## begin

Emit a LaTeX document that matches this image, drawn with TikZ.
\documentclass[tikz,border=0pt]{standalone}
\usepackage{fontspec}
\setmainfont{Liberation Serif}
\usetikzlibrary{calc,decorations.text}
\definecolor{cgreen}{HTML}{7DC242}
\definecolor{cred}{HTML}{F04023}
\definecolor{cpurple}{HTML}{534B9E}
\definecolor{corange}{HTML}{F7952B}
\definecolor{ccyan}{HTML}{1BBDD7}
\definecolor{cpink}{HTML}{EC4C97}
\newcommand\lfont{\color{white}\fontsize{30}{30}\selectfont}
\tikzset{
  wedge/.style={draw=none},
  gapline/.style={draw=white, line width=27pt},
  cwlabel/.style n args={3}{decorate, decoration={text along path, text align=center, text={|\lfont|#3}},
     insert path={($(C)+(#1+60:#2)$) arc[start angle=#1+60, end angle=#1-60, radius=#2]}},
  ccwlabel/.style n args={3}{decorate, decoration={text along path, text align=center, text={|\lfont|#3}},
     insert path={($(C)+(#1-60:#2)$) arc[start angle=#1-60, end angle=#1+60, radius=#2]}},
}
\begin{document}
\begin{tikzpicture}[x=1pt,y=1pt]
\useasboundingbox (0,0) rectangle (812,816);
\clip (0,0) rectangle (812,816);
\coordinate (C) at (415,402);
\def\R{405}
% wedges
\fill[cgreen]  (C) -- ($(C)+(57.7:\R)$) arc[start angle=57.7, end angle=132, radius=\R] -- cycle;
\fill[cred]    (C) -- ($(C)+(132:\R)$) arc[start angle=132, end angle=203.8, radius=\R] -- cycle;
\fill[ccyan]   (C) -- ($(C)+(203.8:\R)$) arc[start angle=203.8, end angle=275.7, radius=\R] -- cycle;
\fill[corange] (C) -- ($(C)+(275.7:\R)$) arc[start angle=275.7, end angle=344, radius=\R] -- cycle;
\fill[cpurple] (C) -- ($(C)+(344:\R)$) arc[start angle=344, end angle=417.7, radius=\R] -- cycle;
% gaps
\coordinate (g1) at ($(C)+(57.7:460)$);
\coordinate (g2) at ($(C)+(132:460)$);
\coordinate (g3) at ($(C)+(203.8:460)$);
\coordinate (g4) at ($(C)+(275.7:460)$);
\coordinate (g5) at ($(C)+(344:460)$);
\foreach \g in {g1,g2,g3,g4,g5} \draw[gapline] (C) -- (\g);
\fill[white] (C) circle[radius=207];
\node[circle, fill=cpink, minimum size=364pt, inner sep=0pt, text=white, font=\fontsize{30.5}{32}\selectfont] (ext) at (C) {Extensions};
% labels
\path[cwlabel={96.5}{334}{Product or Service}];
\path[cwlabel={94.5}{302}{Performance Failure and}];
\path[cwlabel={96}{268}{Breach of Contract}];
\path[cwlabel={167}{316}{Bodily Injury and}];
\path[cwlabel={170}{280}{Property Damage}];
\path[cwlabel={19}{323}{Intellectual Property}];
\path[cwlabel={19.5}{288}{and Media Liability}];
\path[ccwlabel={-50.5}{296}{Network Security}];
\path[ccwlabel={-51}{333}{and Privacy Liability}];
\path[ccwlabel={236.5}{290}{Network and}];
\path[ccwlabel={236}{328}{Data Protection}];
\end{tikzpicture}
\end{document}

## end
## begin

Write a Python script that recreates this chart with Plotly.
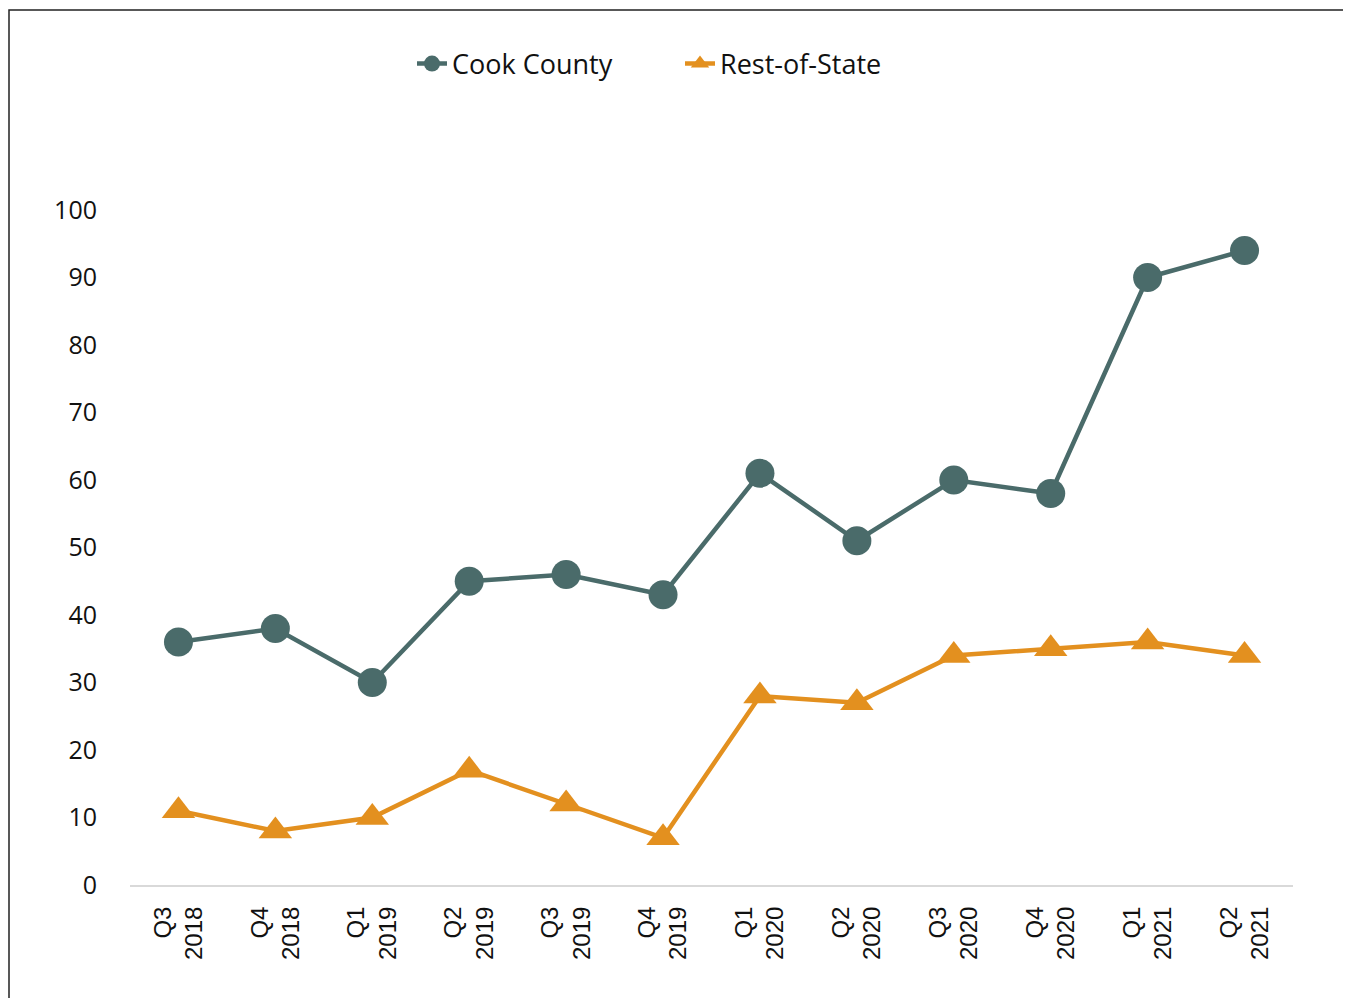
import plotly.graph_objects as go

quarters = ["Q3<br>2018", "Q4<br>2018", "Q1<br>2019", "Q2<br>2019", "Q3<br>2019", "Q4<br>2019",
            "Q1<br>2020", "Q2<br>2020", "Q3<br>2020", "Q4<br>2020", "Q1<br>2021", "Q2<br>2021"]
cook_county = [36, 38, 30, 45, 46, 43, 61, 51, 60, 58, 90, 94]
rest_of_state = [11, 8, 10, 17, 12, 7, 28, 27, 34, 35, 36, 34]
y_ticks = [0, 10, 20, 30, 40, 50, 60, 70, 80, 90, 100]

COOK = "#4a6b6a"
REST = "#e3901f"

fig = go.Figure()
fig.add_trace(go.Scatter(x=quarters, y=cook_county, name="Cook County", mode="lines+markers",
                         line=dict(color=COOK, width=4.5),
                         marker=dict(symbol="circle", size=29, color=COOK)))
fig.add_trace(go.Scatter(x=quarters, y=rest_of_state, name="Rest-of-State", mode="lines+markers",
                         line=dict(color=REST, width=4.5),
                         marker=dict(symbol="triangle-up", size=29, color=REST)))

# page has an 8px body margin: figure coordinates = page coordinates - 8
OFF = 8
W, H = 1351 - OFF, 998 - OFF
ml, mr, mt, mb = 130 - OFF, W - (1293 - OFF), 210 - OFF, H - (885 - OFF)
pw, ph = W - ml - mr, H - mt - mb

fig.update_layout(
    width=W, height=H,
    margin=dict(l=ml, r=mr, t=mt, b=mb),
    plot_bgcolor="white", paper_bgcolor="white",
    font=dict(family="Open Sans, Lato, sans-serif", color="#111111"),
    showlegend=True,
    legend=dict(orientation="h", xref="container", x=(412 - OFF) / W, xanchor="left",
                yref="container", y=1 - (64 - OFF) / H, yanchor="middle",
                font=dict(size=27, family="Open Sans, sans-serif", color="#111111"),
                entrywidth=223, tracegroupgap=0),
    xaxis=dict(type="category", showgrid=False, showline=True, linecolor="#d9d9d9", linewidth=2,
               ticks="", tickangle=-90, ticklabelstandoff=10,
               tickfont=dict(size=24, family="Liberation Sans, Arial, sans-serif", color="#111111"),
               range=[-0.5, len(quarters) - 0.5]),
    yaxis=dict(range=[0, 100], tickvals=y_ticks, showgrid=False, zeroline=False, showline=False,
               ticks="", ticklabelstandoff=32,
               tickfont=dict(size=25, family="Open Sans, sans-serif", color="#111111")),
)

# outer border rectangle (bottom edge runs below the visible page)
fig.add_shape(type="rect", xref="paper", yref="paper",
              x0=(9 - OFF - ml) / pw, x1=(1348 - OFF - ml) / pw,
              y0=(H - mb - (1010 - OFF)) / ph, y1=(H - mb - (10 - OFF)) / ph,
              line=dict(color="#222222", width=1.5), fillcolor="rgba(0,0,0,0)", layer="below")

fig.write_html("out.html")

## end

Short exercise ::
Give again, word for word, only the lines starting at the line with "Write a Python" and ending at the line with "import plotly.graph_objects as go", keeping both end lines; pictures stay out.

Answer below ::
Write a Python script that recreates this chart with Plotly.
import plotly.graph_objects as go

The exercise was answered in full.